Today we are the 6th largest city in the US, and clearly not the leader in media or business that we once were. We have fabulous cultural and educational institutions, yet we are not in the group of world class cities such as New York, Paris, or Tokyo.
I thought about this as I passed the archaeological dig near Independence Hall. It is the site of the President's house before the young republic created the new Federal City and built The White House. I wondered, why did this new nation relocate its capital from this important city to a mosquito-infested swamp on the Potomac?

Thomas Jefferson and John Adams were heroes of the Revolution against monarchy and for governing at the consent of the governed. And yet, even their individual unchecked power would have bathed the new nation in blood. Jefferson, the unyielding proponent of public education and a skeptic about the power of organized religion, praised the French Revolution long after it degenerated into mindless slaughter. Ever the romantic revolutionary, he would have welcomed something similar here as a periodic necessity. Adams is largely responsible for the independence of the judiciary. He lectured incessantly about the need for checks and balances on abuse of government power. But he passed the short-lived Alien and Sedition Acts, which fined, jailed, and deported people for criticizing the government.

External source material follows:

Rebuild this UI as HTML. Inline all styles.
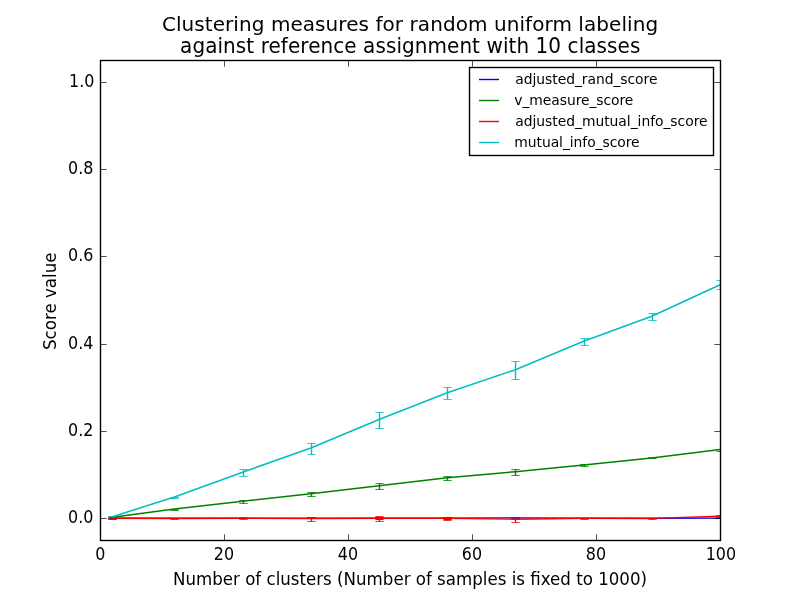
<!DOCTYPE html>
<html><head><meta charset="utf-8"><title>Clustering measures</title>
<style>
html,body{margin:0;padding:0;background:#fff;}
svg{display:block;}
text{font-family:"DejaVu Sans","Liberation Sans",sans-serif;fill:#000;}
.t12{font-size:16.67px;}
.t14{font-size:20px;}
.t10{font-size:13.89px;}
</style></head><body>
<svg width="800" height="600" viewBox="0 0 800 600">
<defs><clipPath id="axclip"><rect x="100.5" y="60.5" width="620" height="480"/></clipPath></defs>
<rect width="800" height="600" fill="#fff"/>
<g clip-path="url(#axclip)">
<polyline points="112.40,518.15 174.40,518.15 242.60,518.15 310.80,518.15 379.00,518.15 447.20,518.15 515.40,517.90 583.60,518.15 651.80,518.20 720.00,518.10" fill="none" stroke="#0000ff" stroke-width="1.39" stroke-linejoin="round"/>
<path d="M112.50 518.50V519.50M174.50 518.50V518.50M243.50 518.50V518.50M311.50 517.50V518.50M379.50 517.50V519.50M447.50 517.50V519.50M515.50 517.50V518.50M584.50 518.50V518.50M652.50 518.50V518.50M720.50 518.50V518.50" fill="none" stroke="#0000ff" stroke-width="1.39"/>
<path d="M108.33 518.50h8.34M108.33 519.50h8.34M170.33 518.50h8.34M170.33 518.50h8.34M239.33 518.50h8.34M239.33 518.50h8.34M307.33 517.50h8.34M307.33 518.50h8.34M375.33 517.50h8.34M375.33 519.50h8.34M443.33 517.50h8.34M443.33 519.50h8.34M511.33 517.50h8.34M511.33 518.50h8.34M580.33 518.50h8.34M580.33 518.50h8.34M648.33 518.50h8.34M648.33 518.50h8.34M716.33 518.50h8.34M716.33 518.50h8.34" fill="none" stroke="#0000ff" stroke-width="0.8"/>
<polyline points="112.40,517.30 174.40,508.90 242.60,501.30 310.80,493.70 379.00,485.70 447.20,477.80 515.40,471.70 583.60,465.10 651.80,457.90 720.00,449.60" fill="none" stroke="#008000" stroke-width="1.5" stroke-linejoin="round"/>
<path d="M112.50 517.50V517.50M174.50 509.50V510.50M243.50 500.50V503.50M311.50 492.50V496.50M379.50 483.50V489.50M447.50 476.50V480.50M515.50 469.50V475.50M584.50 464.50V466.50M652.50 457.50V458.50M720.50 449.50V451.50" fill="none" stroke="#008000" stroke-width="1.39"/>
<path d="M108.33 517.50h8.34M108.33 517.50h8.34M170.33 509.50h8.34M170.33 510.50h8.34M239.33 500.50h8.34M239.33 503.50h8.34M307.33 492.50h8.34M307.33 496.50h8.34M375.33 483.50h8.34M375.33 489.50h8.34M443.33 476.50h8.34M443.33 480.50h8.34M511.33 469.50h8.34M511.33 475.50h8.34M580.33 464.50h8.34M580.33 466.50h8.34M648.33 457.50h8.34M648.33 458.50h8.34M716.33 449.50h8.34M716.33 451.50h8.34" fill="none" stroke="#008000" stroke-width="0.8"/>
<polyline points="112.40,518.30 174.40,518.40 242.60,518.30 310.80,518.60 379.00,518.30 447.20,518.30 515.40,519.20 583.60,518.30 651.80,518.40 720.00,516.20" fill="none" stroke="#ff0000" stroke-width="1.45" stroke-linejoin="round"/>
<path d="M112.50 518.50V519.50M174.50 518.50V519.50M243.50 517.50V519.50M311.50 517.50V521.50M379.50 516.50V521.50M447.50 517.50V520.50M515.50 517.50V522.50M584.50 518.50V519.50M652.50 518.50V519.50M720.50 515.50V517.50" fill="none" stroke="#ff0000" stroke-width="1.39"/>
<path d="M108.33 518.50h8.34M108.33 519.50h8.34M170.33 518.50h8.34M170.33 519.50h8.34M239.33 517.50h8.34M239.33 519.50h8.34M307.33 517.50h8.34M307.33 521.50h8.34M375.33 516.50h8.34M375.33 521.50h8.34M443.33 517.50h8.34M443.33 520.50h8.34M511.33 517.50h8.34M511.33 522.50h8.34M580.33 518.50h8.34M580.33 519.50h8.34M648.33 518.50h8.34M648.33 519.50h8.34M716.33 515.50h8.34M716.33 517.50h8.34" fill="none" stroke="#ff0000" stroke-width="0.8"/>
<polyline points="112.40,516.70 174.40,497.00 242.60,472.20 310.80,448.00 379.00,419.50 447.20,392.80 515.40,369.70 583.60,341.30 651.80,316.20 720.00,284.80" fill="none" stroke="#00bfbf" stroke-width="1.5" stroke-linejoin="round"/>
<path d="M112.50 516.50V516.50M174.50 497.50V498.50M243.50 469.50V476.50M311.50 443.50V454.50M379.50 412.50V428.50M447.50 387.50V399.50M515.50 361.50V379.50M584.50 338.50V345.50M652.50 313.50V320.50M720.50 280.50V289.50" fill="none" stroke="#00bfbf" stroke-width="1.39"/>
<path d="M108.33 516.50h8.34M108.33 516.50h8.34M170.33 497.50h8.34M170.33 498.50h8.34M239.33 469.50h8.34M239.33 476.50h8.34M307.33 443.50h8.34M307.33 454.50h8.34M375.33 412.50h8.34M375.33 428.50h8.34M443.33 387.50h8.34M443.33 399.50h8.34M511.33 361.50h8.34M511.33 379.50h8.34M580.33 338.50h8.34M580.33 345.50h8.34M648.33 313.50h8.34M648.33 320.50h8.34M716.33 280.50h8.34M716.33 289.50h8.34" fill="none" stroke="#00bfbf" stroke-width="0.8"/>
</g>
<path d="M100.50 540.5v-6.2M100.50 60.5v6.2M224.50 540.5v-6.2M224.50 60.5v6.2M348.50 540.5v-6.2M348.50 60.5v6.2M472.50 540.5v-6.2M472.50 60.5v6.2M596.50 540.5v-6.2M596.50 60.5v6.2M720.50 540.5v-6.2M720.50 60.5v6.2M100.5 518.50h6.2M720.5 518.50h-6.2M100.5 431.50h6.2M720.5 431.50h-6.2M100.5 344.50h6.2M720.5 344.50h-6.2M100.5 256.50h6.2M720.5 256.50h-6.2M100.5 169.50h6.2M720.5 169.50h-6.2M100.5 82.50h6.2M720.5 82.50h-6.2" stroke="#000" stroke-width="0.69" fill="none"/>
<rect x="100.5" y="60.5" width="620" height="480" fill="none" stroke="#000" stroke-width="1.389"/>
<text class="t12" transform="translate(100.20,560.00) scale(0.955,1.08)" text-anchor="middle">0</text>
<text class="t12" transform="translate(224.00,560.00) scale(0.955,1.08)" text-anchor="middle">20</text>
<text class="t12" transform="translate(347.90,560.00) scale(0.955,1.08)" text-anchor="middle">40</text>
<text class="t12" transform="translate(472.00,560.00) scale(0.955,1.08)" text-anchor="middle">60</text>
<text class="t12" transform="translate(596.00,560.00) scale(0.955,1.08)" text-anchor="middle">80</text>
<text class="t12" transform="translate(720.90,560.00) scale(0.955,1.08)" text-anchor="middle">100</text>
<text class="t12" transform="translate(93.50,523.05) scale(0.958,1.08)" text-anchor="end">0.0</text>
<text class="t12" transform="translate(93.50,436.05) scale(0.958,1.08)" text-anchor="end">0.2</text>
<text class="t12" transform="translate(93.50,349.05) scale(0.958,1.08)" text-anchor="end">0.4</text>
<text class="t12" transform="translate(93.50,261.05) scale(0.958,1.08)" text-anchor="end">0.6</text>
<text class="t12" transform="translate(93.50,174.05) scale(0.958,1.08)" text-anchor="end">0.8</text>
<text class="t12" transform="translate(94.50,87.05) scale(0.958,1.08)" text-anchor="end">1.0</text>
<text class="t12" transform="translate(410.00,584.90) scale(1.0,1.085)" text-anchor="middle">Number of clusters (Number of samples is fixed to 1000)</text>
<text class="t12" transform="translate(56.20,301.30) rotate(-90) scale(1.0,1.1)" text-anchor="middle">Score value</text>
<text class="t14" transform="translate(410.00,30.80)" text-anchor="middle" textLength="496.17" lengthAdjust="spacing">Clustering measures for random uniform labeling</text>
<text class="t14" transform="translate(410.20,52.60) scale(1.0,1.02)" text-anchor="middle" textLength="460.28" lengthAdjust="spacing">against reference assignment with 10 classes</text>
<rect x="469.5" y="67.5" width="244" height="88" fill="#fff" stroke="#000" stroke-width="1.389"/>
<path d="M479 79.50H499" stroke="#0000ff" stroke-width="1.39" fill="none"/>
<text class="t10" x="515.25" y="83.80" textLength="142.2" lengthAdjust="spacing">adjusted_rand_score</text>
<path d="M479 100.50H499" stroke="#008000" stroke-width="1.39" fill="none"/>
<text class="t10" x="514.3" y="104.70" textLength="119.1" lengthAdjust="spacing">v_measure_score</text>
<path d="M479 121.50H499" stroke="#ff0000" stroke-width="1.39" fill="none"/>
<text class="t10" x="515.25" y="125.60" textLength="192.3" lengthAdjust="spacing">adjusted_mutual_info_score</text>
<path d="M479 142.50H499" stroke="#00bfbf" stroke-width="1.39" fill="none"/>
<text class="t10" x="514.3" y="146.50" textLength="125.3" lengthAdjust="spacing">mutual_info_score</text>
</svg>
</body></html>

Bad for my hometown, but good for the nation, they made the right decision to move the capital. Because even noble abolitionist Quakers living in the “Athens on the Delaware” would have mixed with the emerging banking and industrial families and eventually abused their power. So whichever groups of forthright people with high-minded intentions one finds heroic and selfless, whether the NSA or the NEA, whether big oil with tax breaks or the new subsidized corn oil millionaires, mixed with enough money, all bureaucracies and constituencies will eventually abuse their power.